▶ [The exercise]:
Go through the listing beneath this task and return every line that carries the string "chart".

(Records with drawing code)
== == ==

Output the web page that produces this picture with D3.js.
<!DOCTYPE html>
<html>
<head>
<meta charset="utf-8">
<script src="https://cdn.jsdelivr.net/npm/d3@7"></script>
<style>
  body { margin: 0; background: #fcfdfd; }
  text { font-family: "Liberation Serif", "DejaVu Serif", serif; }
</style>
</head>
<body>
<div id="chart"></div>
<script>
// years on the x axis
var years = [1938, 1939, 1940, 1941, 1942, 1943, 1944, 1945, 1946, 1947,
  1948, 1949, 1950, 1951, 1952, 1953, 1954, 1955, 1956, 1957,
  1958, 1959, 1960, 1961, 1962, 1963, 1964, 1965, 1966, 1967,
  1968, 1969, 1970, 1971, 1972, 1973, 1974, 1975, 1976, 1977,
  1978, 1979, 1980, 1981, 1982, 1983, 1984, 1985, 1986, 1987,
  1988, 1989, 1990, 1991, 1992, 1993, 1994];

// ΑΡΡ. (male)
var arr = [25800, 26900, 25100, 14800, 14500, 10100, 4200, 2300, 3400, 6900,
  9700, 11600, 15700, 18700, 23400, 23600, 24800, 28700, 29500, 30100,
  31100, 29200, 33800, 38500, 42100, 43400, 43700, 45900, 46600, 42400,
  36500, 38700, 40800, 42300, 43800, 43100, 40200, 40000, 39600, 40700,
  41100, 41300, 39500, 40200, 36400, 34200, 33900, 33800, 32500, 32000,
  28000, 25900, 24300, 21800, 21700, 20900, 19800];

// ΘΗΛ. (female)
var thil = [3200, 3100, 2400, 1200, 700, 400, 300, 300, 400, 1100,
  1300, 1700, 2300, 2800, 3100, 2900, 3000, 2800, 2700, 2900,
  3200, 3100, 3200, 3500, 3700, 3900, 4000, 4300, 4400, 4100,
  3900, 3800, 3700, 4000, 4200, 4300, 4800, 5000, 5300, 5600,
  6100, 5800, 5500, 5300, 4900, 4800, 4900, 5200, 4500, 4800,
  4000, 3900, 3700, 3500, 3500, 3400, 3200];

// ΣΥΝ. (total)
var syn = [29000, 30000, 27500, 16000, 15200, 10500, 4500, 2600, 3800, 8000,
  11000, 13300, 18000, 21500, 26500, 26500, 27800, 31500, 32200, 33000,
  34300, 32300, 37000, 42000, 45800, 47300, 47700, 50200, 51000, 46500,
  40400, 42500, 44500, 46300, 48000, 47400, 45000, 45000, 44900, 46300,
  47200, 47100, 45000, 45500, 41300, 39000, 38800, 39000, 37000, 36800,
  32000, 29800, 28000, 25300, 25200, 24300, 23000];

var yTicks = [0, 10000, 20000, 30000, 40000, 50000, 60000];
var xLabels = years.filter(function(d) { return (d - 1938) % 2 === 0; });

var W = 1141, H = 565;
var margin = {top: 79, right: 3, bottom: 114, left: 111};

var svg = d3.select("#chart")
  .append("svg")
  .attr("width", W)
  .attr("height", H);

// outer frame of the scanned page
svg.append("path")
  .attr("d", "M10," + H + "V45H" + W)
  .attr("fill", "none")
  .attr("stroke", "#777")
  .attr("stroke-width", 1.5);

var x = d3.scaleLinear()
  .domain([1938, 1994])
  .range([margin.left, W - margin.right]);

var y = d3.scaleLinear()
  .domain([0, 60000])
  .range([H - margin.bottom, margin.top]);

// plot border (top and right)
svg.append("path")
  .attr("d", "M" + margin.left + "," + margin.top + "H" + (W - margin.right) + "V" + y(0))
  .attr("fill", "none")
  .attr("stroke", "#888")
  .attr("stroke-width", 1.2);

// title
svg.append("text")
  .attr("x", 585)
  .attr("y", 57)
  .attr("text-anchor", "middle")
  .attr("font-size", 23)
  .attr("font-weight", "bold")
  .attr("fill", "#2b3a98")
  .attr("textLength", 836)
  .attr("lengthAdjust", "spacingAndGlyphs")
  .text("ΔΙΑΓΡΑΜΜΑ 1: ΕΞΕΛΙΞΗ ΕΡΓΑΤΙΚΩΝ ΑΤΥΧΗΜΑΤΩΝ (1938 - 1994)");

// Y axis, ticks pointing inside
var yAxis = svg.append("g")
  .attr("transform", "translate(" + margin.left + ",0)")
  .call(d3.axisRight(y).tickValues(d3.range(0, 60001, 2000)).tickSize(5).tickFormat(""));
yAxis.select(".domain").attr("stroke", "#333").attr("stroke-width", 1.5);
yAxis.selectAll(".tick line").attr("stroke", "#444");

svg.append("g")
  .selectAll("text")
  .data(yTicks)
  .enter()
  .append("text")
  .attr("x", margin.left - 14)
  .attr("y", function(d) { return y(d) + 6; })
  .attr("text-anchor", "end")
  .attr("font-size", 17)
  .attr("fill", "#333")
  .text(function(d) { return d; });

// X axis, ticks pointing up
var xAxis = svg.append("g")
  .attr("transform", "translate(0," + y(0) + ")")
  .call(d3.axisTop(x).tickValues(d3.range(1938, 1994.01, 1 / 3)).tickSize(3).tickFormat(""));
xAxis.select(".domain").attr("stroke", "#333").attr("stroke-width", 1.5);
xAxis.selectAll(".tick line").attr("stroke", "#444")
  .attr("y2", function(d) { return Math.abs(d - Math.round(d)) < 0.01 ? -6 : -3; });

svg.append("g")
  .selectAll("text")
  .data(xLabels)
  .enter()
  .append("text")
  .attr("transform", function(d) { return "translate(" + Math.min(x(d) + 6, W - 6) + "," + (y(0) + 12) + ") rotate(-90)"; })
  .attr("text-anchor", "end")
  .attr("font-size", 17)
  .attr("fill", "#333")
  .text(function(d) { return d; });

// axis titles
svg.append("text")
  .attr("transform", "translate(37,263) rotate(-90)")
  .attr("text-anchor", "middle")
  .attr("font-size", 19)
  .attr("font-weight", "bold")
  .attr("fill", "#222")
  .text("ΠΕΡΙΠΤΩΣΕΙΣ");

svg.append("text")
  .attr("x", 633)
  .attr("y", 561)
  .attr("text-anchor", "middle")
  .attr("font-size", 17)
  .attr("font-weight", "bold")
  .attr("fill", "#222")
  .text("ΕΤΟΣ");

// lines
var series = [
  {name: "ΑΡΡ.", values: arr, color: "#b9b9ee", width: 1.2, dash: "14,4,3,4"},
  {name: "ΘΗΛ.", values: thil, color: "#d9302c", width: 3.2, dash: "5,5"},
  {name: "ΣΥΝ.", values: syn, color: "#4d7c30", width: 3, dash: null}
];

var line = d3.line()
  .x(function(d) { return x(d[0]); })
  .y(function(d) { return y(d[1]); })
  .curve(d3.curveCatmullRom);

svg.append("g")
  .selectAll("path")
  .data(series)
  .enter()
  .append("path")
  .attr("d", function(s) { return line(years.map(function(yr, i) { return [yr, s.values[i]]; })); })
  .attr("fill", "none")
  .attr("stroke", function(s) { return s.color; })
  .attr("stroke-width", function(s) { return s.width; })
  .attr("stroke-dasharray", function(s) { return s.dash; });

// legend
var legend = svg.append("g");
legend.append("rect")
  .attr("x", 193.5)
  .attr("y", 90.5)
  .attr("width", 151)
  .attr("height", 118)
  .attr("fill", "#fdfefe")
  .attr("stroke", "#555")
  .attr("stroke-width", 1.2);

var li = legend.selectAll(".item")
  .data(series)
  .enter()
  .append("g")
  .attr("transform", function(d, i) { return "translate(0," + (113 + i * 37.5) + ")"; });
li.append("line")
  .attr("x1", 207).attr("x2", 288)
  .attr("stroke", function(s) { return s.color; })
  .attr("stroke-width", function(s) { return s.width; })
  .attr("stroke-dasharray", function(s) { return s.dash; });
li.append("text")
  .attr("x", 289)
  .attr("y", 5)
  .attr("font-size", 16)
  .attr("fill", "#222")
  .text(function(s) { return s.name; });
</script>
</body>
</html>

== == ==

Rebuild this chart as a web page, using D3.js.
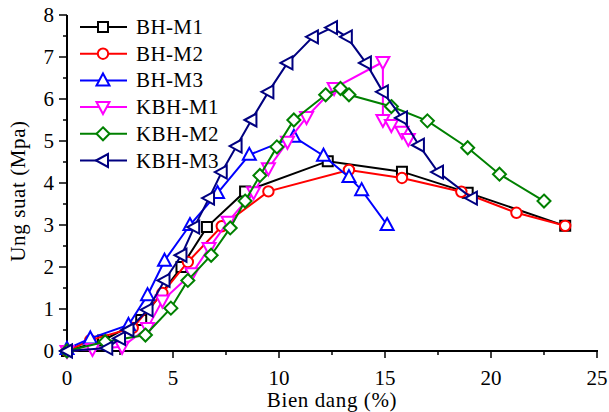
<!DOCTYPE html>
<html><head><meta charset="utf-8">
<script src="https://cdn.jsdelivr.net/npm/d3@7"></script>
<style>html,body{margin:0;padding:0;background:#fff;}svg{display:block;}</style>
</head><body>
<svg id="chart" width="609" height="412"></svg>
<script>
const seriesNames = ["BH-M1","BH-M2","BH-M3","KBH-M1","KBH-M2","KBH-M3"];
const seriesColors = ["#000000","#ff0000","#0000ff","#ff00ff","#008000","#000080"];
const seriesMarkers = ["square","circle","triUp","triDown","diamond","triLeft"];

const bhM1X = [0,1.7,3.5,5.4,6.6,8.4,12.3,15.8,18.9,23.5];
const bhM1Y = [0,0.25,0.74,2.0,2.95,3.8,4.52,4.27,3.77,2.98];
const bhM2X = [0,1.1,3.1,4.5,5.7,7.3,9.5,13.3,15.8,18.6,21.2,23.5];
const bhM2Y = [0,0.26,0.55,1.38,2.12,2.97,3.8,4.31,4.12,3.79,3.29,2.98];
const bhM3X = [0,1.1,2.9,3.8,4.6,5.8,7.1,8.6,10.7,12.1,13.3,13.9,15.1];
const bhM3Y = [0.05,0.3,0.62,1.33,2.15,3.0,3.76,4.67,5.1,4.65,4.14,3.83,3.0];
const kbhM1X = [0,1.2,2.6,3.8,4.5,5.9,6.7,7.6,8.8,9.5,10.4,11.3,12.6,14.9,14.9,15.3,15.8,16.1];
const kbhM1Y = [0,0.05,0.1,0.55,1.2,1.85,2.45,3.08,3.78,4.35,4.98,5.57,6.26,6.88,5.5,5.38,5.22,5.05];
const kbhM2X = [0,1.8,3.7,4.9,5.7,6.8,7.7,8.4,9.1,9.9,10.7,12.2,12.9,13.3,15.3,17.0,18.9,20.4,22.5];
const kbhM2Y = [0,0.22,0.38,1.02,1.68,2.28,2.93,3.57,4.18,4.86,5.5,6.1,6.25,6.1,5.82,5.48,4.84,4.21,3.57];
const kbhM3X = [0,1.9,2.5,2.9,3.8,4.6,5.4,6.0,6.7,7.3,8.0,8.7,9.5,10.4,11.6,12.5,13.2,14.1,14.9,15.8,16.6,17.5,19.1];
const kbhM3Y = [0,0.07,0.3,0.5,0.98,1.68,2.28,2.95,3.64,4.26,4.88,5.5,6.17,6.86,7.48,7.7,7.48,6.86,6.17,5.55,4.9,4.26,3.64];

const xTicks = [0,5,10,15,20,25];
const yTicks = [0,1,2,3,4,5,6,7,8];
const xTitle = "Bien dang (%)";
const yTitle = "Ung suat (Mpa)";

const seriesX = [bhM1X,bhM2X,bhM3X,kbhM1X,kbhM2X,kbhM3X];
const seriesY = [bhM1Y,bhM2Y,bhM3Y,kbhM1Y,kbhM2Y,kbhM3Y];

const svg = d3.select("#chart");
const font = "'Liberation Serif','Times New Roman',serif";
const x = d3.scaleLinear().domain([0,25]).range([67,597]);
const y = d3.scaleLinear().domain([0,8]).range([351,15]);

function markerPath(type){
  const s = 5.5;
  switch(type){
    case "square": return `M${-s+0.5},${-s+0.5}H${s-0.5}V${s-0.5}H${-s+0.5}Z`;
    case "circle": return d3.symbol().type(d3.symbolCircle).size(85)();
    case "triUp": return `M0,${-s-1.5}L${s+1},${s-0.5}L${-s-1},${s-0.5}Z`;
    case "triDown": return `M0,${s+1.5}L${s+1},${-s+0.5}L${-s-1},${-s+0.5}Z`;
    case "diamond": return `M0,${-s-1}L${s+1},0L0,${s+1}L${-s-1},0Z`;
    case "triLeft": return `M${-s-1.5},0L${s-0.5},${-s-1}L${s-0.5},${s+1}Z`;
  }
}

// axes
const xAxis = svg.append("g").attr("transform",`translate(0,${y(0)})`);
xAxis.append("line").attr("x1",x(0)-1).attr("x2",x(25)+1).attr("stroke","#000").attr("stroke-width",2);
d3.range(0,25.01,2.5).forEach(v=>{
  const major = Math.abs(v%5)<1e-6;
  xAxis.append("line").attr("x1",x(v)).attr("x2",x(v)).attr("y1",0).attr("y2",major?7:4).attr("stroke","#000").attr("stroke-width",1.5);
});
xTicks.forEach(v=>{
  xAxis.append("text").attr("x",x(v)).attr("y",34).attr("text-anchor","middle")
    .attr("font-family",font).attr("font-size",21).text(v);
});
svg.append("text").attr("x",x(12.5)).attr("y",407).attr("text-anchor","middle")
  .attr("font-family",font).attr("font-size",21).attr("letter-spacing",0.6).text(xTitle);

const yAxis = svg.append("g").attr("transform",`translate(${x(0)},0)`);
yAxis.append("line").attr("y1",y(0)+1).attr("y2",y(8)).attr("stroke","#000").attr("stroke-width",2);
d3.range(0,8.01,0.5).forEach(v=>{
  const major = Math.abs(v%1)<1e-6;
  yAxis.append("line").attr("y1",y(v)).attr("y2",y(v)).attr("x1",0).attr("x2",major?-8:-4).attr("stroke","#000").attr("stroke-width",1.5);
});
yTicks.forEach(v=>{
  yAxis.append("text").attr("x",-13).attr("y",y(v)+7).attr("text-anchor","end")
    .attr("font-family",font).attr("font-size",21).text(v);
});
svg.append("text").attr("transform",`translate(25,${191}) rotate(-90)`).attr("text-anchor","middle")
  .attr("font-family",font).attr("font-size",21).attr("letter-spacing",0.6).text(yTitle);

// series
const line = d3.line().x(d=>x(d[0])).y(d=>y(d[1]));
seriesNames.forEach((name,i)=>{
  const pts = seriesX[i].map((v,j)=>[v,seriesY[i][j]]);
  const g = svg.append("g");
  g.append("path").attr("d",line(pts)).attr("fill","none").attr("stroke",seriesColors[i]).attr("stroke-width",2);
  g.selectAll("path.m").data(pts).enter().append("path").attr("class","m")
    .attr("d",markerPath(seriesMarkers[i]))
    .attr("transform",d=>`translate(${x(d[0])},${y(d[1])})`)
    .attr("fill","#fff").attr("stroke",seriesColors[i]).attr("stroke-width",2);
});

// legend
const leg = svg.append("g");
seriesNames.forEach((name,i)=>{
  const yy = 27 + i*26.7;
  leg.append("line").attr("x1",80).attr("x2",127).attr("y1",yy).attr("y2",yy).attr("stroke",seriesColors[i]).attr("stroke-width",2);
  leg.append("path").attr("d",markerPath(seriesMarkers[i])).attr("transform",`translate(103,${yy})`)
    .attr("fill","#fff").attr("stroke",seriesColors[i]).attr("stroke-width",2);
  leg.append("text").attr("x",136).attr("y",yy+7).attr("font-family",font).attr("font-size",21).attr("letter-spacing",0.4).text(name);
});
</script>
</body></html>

== == ==

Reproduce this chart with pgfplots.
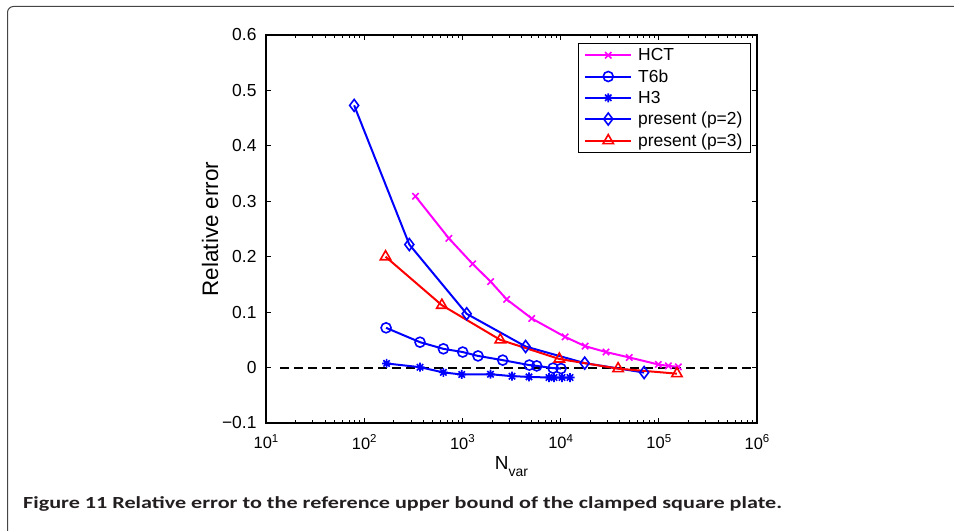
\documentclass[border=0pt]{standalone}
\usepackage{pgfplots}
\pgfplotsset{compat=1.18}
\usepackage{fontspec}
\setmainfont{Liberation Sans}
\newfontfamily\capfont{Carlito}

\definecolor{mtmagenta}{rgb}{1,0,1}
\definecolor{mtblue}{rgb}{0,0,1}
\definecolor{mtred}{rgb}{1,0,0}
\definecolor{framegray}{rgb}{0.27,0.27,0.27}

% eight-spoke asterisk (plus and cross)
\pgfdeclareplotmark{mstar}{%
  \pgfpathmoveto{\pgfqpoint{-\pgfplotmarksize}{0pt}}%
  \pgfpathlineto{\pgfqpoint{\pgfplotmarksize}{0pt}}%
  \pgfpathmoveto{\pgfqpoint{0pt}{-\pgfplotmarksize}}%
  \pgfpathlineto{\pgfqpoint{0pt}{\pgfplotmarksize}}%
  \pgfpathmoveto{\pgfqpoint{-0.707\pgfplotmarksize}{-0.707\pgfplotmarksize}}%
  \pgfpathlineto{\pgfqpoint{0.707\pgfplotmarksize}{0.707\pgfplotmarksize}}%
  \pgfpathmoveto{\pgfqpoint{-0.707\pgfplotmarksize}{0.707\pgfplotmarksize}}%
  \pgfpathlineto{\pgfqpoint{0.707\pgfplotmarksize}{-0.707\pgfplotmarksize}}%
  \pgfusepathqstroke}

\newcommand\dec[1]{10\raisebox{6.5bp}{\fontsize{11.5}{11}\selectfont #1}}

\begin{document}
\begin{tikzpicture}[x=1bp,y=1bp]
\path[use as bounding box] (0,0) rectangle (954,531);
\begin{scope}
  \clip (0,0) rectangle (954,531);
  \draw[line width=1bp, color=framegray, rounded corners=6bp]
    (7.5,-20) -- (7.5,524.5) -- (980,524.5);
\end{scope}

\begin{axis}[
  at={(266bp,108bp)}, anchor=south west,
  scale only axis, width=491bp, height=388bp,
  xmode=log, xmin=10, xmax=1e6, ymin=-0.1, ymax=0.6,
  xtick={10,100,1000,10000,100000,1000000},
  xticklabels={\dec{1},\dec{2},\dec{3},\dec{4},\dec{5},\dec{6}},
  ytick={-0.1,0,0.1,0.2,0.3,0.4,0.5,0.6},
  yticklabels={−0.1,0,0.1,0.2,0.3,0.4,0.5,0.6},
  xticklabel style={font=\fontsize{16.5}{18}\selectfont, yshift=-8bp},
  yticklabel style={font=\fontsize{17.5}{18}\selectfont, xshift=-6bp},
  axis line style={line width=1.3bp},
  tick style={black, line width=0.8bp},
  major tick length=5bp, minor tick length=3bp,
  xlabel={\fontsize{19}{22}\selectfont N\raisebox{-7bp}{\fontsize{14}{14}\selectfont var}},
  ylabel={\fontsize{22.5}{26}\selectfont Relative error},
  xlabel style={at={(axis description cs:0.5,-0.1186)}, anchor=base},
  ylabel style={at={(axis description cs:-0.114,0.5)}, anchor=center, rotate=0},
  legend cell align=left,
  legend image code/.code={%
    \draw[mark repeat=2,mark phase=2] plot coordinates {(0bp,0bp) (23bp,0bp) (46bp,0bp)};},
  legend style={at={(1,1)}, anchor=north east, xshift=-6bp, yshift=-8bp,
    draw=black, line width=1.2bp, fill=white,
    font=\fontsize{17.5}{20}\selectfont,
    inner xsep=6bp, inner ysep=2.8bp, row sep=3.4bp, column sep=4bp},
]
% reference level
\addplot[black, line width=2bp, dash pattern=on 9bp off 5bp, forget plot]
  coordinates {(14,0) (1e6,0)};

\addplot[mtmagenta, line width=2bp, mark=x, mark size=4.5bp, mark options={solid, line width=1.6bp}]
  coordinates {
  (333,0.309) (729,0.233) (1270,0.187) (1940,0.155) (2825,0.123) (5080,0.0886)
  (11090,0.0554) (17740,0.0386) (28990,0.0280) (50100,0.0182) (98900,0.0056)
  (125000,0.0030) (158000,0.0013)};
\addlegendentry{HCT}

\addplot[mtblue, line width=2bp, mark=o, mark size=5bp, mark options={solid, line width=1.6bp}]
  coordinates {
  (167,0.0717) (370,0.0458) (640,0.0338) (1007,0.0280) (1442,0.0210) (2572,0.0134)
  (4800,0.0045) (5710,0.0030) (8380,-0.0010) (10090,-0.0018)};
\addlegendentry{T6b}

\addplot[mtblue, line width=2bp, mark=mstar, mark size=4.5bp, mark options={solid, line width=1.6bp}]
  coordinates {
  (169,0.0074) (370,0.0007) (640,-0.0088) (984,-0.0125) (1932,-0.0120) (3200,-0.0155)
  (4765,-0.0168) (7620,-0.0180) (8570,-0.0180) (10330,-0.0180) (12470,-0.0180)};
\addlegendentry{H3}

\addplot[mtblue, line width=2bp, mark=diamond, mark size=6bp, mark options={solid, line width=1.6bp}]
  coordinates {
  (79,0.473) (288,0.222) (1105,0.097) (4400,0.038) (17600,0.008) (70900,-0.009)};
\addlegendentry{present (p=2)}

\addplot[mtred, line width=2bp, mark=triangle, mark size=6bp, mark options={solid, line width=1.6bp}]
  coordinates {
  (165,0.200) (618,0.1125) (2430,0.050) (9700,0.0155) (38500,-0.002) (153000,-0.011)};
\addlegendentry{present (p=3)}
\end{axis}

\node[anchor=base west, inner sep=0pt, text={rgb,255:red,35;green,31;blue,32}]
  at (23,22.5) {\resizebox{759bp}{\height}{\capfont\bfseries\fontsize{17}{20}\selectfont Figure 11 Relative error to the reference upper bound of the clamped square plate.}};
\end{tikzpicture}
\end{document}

== == ==

▶ [Solution]:
<div id="chart"></div>
var svg = d3.select("#chart")
Rebuild this chart as a web page, using D3.js.
<svg id="chart" width="609" height="412"></svg>
const svg = d3.select("#chart");
Reproduce this chart with pgfplots.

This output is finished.